THE TEN COMMANDMENTS REVIEW: "A Viewer's Journey Through the Wilderness"
Anyone familiar with the life of Moses – from when he was a baby being placed in a basket on the Nile River, to his death in Moab (just outside of the Promised Land) 120 years later – will be pleased with how the movie The Ten Commandments captures all of his major life events. All of the main parts of the Moses story are accounted for (and then some). Well, all of the main parts except for one – one huge part, as a matter of fact, that accounts for 1/3 of his life is missing. The forty years that the Israelites wandered through the wilderness, on their way from Egypt to the Promised Land, is conspicuously absent from this beautiful film.
Or is it? That is to say, it only seems as though the arduous journey through the wilderness -- where the Israelites are not sure if they going to make it -- is not depicted in the film. Just because the journey through the wilderness is not explicitly shown, does not mean that it is not implicitly felt. This is the brilliance of this movie, and I will explain what I mean by this shortly. First let me set the stage for you.

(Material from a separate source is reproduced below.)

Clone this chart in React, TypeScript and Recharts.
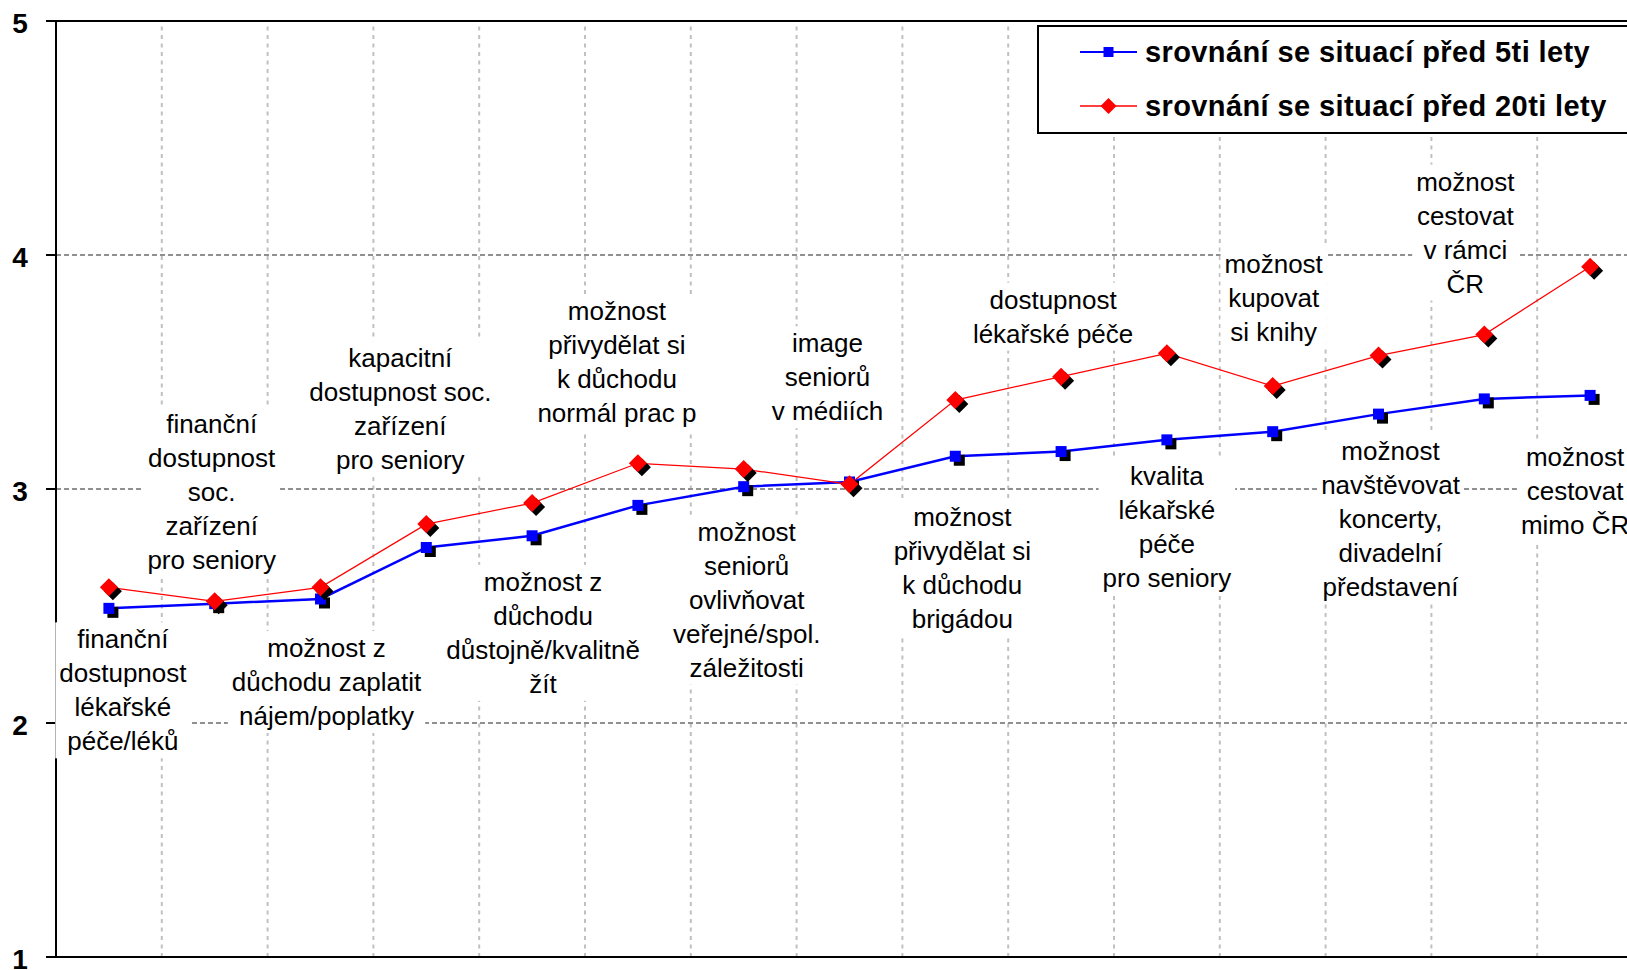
import React from 'react';
import { LineChart, Line, XAxis, YAxis, ReferenceLine, Legend, LabelList } from 'recharts';

// popisky kategorií (řádky textu)
const categories: string[][] = [
  ['finanční', 'dostupnost', 'lékařské', 'péče/léků'],
  ['finanční', 'dostupnost', 'soc.', 'zařízení', 'pro seniory'],
  ['možnost z', 'důchodu zaplatit', 'nájem/poplatky'],
  ['kapacitní', 'dostupnost soc.', 'zařízení', 'pro seniory'],
  ['možnost z', 'důchodu', 'důstojně/kvalitně', 'žít'],
  ['možnost', 'přivydělat si', 'k důchodu', 'normál prac p'],
  ['možnost', 'seniorů', 'ovlivňovat', 'veřejné/spol.', 'záležitosti'],
  ['image', 'seniorů', 'v médiích'],
  ['možnost', 'přivydělat si', 'k důchodu', 'brigádou'],
  ['dostupnost', 'lékařské péče'],
  ['kvalita', 'lékařské', 'péče', 'pro seniory'],
  ['možnost', 'kupovat', 'si knihy'],
  ['možnost', 'navštěvovat', 'koncerty,', 'divadelní', 'představení'],
  ['možnost', 'cestovat', 'v rámci', 'ČR'],
  ['možnost', 'cestovat', 'mimo ČR'],
];

const seriesNames = ['srovnání se situací před 5ti lety', 'srovnání se situací před 20ti lety'];

const before5 = [2.49, 2.51, 2.53, 2.75, 2.8, 2.93, 3.01, 3.03, 3.14, 3.16, 3.21, 3.245, 3.32, 3.385, 3.4];
const before20 = [2.58, 2.52, 2.58, 2.85, 2.94, 3.11, 3.085, 3.02, 3.38, 3.48, 3.58, 3.44, 3.57, 3.66, 3.95];

const yTicks = [1, 2, 3, 4, 5];
const yGrid = [2, 3, 4];

// umístění popisků vůči bodu (ručně posunuté jako v Excelu)
const labelPlacement: { side: 'above' | 'below'; dx: number; gap: number }[] = [
  { side: 'below', dx: 14, gap: 31 },
  { side: 'above', dx: -3, gap: 41 },
  { side: 'below', dx: 6, gap: 49 },
  { side: 'above', dx: -26, gap: 64 },
  { side: 'below', dx: 11, gap: 46 },
  { side: 'above', dx: -21, gap: 50 },
  { side: 'below', dx: 3, gap: 45 },
  { side: 'above', dx: -22, gap: 73 },
  { side: 'below', dx: 7, gap: 61 },
  { side: 'above', dx: -8, gap: 43 },
  { side: 'below', dx: 0, gap: 36 },
  { side: 'above', dx: 1, gap: 54 },
  { side: 'below', dx: 12, gap: 37 },
  { side: 'above', dx: -19, gap: 51 },
  { side: 'below', dx: -15, gap: 62 },
];

const FONT = "'Liberation Sans', Arial, sans-serif";
const LABEL_SIZE = 26;
const LINE_H = 34;

const data = categories.map((_, i) => ({
  pos: i + 0.5,
  idx: i,
  five: before5[i],
  twenty: before20[i],
}));

const boundaries = categories.slice(1).map((_, i) => i + 1);

let ctx: CanvasRenderingContext2D | null = null;
const measure = (t: string) => {
  if (!ctx) ctx = document.createElement('canvas').getContext('2d');
  if (!ctx) return t.length * 13;
  ctx.font = `${LABEL_SIZE}px ${FONT}`;
  return ctx.measureText(t).width;
};

const makeLabel = (side: 'above' | 'below') => (props: any) => {
  const i = Number(props.value);
  const place = labelPlacement[i];
  if (!place || place.side !== side) return null;
  const lines = categories[i];
  const n = lines.length;
  const cx = props.x + place.dx;
  const firstY = side === 'below' ? props.y + place.gap : props.y - place.gap - (n - 1) * LINE_H;
  const w = Math.max(...lines.map(measure)) + 8;
  return (
    <g key={`lab-${side}-${i}`}>
      <rect x={cx - w / 2} y={firstY - LINE_H / 2} width={w} height={n * LINE_H} fill="#fff" />
      {lines.map((t, k) => (
        <text
          key={k}
          x={cx}
          y={firstY + k * LINE_H}
          textAnchor="middle"
          dominantBaseline="central"
          fontFamily={FONT}
          fontSize={LABEL_SIZE}
          fill="#000"
        >
          {t}
        </text>
      ))}
    </g>
  );
};

const SquareDot = (props: any) => {
  const { cx, cy, index } = props;
  const s = 11;
  return (
    <g key={`sq-${index}`}>
      <rect x={cx - s / 2 + 4} y={cy - s / 2 + 4} width={s} height={s} fill="#000" />
      <rect x={cx - s / 2} y={cy - s / 2} width={s} height={s} fill="#0000ff" />
    </g>
  );
};

const diamond = (x: number, y: number, r: number) => `M${x},${y - r}L${x + r},${y}L${x},${y + r}L${x - r},${y}Z`;

const DiamondDot = (props: any) => {
  const { cx, cy, index } = props;
  return (
    <g key={`dm-${index}`}>
      <path d={diamond(cx + 4, cy + 4, 9)} fill="#000" />
      <path d={diamond(cx, cy, 9)} fill="#ff0000" />
    </g>
  );
};

const YTick = (props: any) => {
  const { y, payload } = props;
  return (
    <text x={20} y={y + 2} textAnchor="middle" dominantBaseline="central" fontFamily={FONT} fontWeight="bold" fontSize={28} fill="#000">
      {payload.value}
    </text>
  );
};

const LegendBox = () => (
  <div
    style={{
      width: 640,
      height: 109,
      border: '2px solid #000',
      boxSizing: 'border-box',
      background: '#fff',
      position: 'relative',
      fontFamily: FONT,
      fontWeight: 'bold',
      fontSize: 29,
      letterSpacing: 0.4,
      color: '#000',
    }}
  >
    {seriesNames.map((name, i) => (
      <div key={name} style={{ position: 'absolute', left: 41, top: 25 + i * 54 - 20, height: 40, display: 'flex', alignItems: 'center', whiteSpace: 'nowrap' }}>
        <svg width={64} height={24} style={{ display: 'block' }}>
          <line x1={0} y1={12} x2={57} y2={12} stroke={i === 0 ? '#0000ff' : '#ff0000'} strokeWidth={i === 0 ? 2 : 1.5} />
          {i === 0 ? <rect x={23.5} y={7} width={10} height={10} fill="#0000ff" /> : <path d={diamond(28.5, 12, 8)} fill="#ff0000" />}
        </svg>
        <span style={{ marginLeft: 1 }}>{name}</span>
      </div>
    ))}
  </div>
);

export default function App() {
  return (
    <div style={{ position: 'fixed', left: 0, top: 0, width: 1627, height: 970, overflow: 'hidden', background: '#fff' }}>
      <LineChart width={1660} height={970} data={data} margin={{ top: 21, right: 17, bottom: 13, left: 0 }}>
        <XAxis
          type="number"
          dataKey="pos"
          domain={[0, categories.length]}
          ticks={boundaries}
          tick={false}
          tickLine={false}
          height={0}
          axisLine={false}
        />
        <YAxis
          domain={[1, 5]}
          ticks={yTicks}
          width={56}
          tickSize={10}
          tickLine={{ stroke: '#000', strokeWidth: 2 }}
          axisLine={{ stroke: '#000', strokeWidth: 2 }}
          tick={<YTick />}
        />
        {boundaries.map((b) => (
          <ReferenceLine key={`vx-${b}`} x={b} stroke="#c0c0c0" strokeWidth={2} strokeDasharray="4 4.5" />
        ))}
        {yGrid.map((v) => (
          <ReferenceLine key={`hy-${v}`} y={v} stroke="#909090" strokeWidth={2} strokeDasharray="5 3" />
        ))}
        <ReferenceLine y={5} stroke="#000" strokeWidth={2} />
        <ReferenceLine y={1} stroke="#000" strokeWidth={2} />
        <Legend
          layout="vertical"
          align="center"
          verticalAlign="middle"
          wrapperStyle={{ top: 25, left: 1037, width: 640 }}
          content={<LegendBox />}
        />
        <Line
          type="linear"
          dataKey="five"
          name={seriesNames[0]}
          stroke="#0000ff"
          strokeWidth={2.5}
          dot={SquareDot}
          isAnimationActive={false}
        >
          <LabelList dataKey="idx" content={makeLabel('below')} />
        </Line>
        <Line
          type="linear"
          dataKey="twenty"
          name={seriesNames[1]}
          stroke="#ff0000"
          strokeWidth={1.25}
          dot={DiamondDot}
          isAnimationActive={false}
        >
          <LabelList dataKey="idx" content={makeLabel('above')} />
        </Line>
      </LineChart>
    </div>
  );
}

It is natural to think that a movie made over sixty-five years ago, would not hold up compared to our modern movies and their amazing special effects. Obviously the special effects used in this movie – for instance, for the plagues of Egypt, the parting of the Red Sea, or God as a pillar of fire – did not have the privilege of today’s modern advances that is true. Nevertheless it does not make them any less impactful. The acting is exceptional, and does a good job helping the viewer see past any possible technological gap. What is more, because of the lack of special effects that more modern movies have come to rely upon, this film has to work twice as hard to show you what it is trying to depict. And that extra work pays dividends. For example, the morning after the first Passover, when Pharaoh finally frees the Israelites from slavery in Egypt, the scene to show you how thousands of Israelites are beginning the Exodus, and all of things they are taking with them on the journey, is powerful and profound. All of the people, supplies, livestock, order/chaos, it is all larger than life, and quite moving in its sheer breadth.
This scene is emblematic of the film as a whole. It is too much and almost too much to contain. The Ten Commandments is literally the only movie I have seen in my life that is so long that it actually has an intermission point in the middle. This movie is over three and a half hours long, and like I said it left out 1/3 of the life Moses. But, again, to make my previous point – it was not really left out.
Let me use a very famous piece of literature to illustrate my point here. Many have said that the length of the great American novel, Moby Dick, is part of its brilliance. A book that is that long, and so densely packed with allusions, is symbolic of the whale itself and the sheer magnitude of what the crew was up against. In other words, a reader working their way tirelessly through the lengthy novel is analogous to the tireless struggle of the crew against their massive foe. It is along these same artistic lines, that The Ten Commandments makes us feel the struggle of the Israelites in the wilderness. After finally getting to the end of this cinematic journey (artistically analogous here to the journey in the wilderness) we see Moses die.
I rented this movie in order to watch it. The digital rental only lasted for 48 hours from time you start the movie. In that time, due to my busy schedule, I only made it through two and a half hours before my rental expired. So, unfortunately, I had to rent it again just to finish it. I only mention my personal experience with the movie because I believe that it tells a story about the film itself. The first point is that the movie was obviously good enough (having seen about 2/3 of it) that I was willing to rent it again to finish it. I mean, I had yet to even see the parting of the Red Sea or to when Moses receives the 10 commandments from God. But also, the movie is so long I literally struggled to make it through it in time. This struggle is artistically symbolic (although, let me make it clear not at all actually comparable) with the Israelites struggling to make it through the wilderness. In other words, After finally getting to the end of this cinematic journey (artistically analogous here to the journey in the wilderness) we see Moses die. This is why this film is so good, and why it still holds up over six decades from its release – it not only shows you scripture, its makes you feel it (as much as any movie could).
A third of the movie was still unseen when my rental expired and as I said a third of Moses life is missing from the film. Make of that coincidence what you will. What it tells me is that as always art imitates life – and this art (i.e. film) does an excellent job of imitating (i.e. capturing) the life of Israel’s greatest prophet.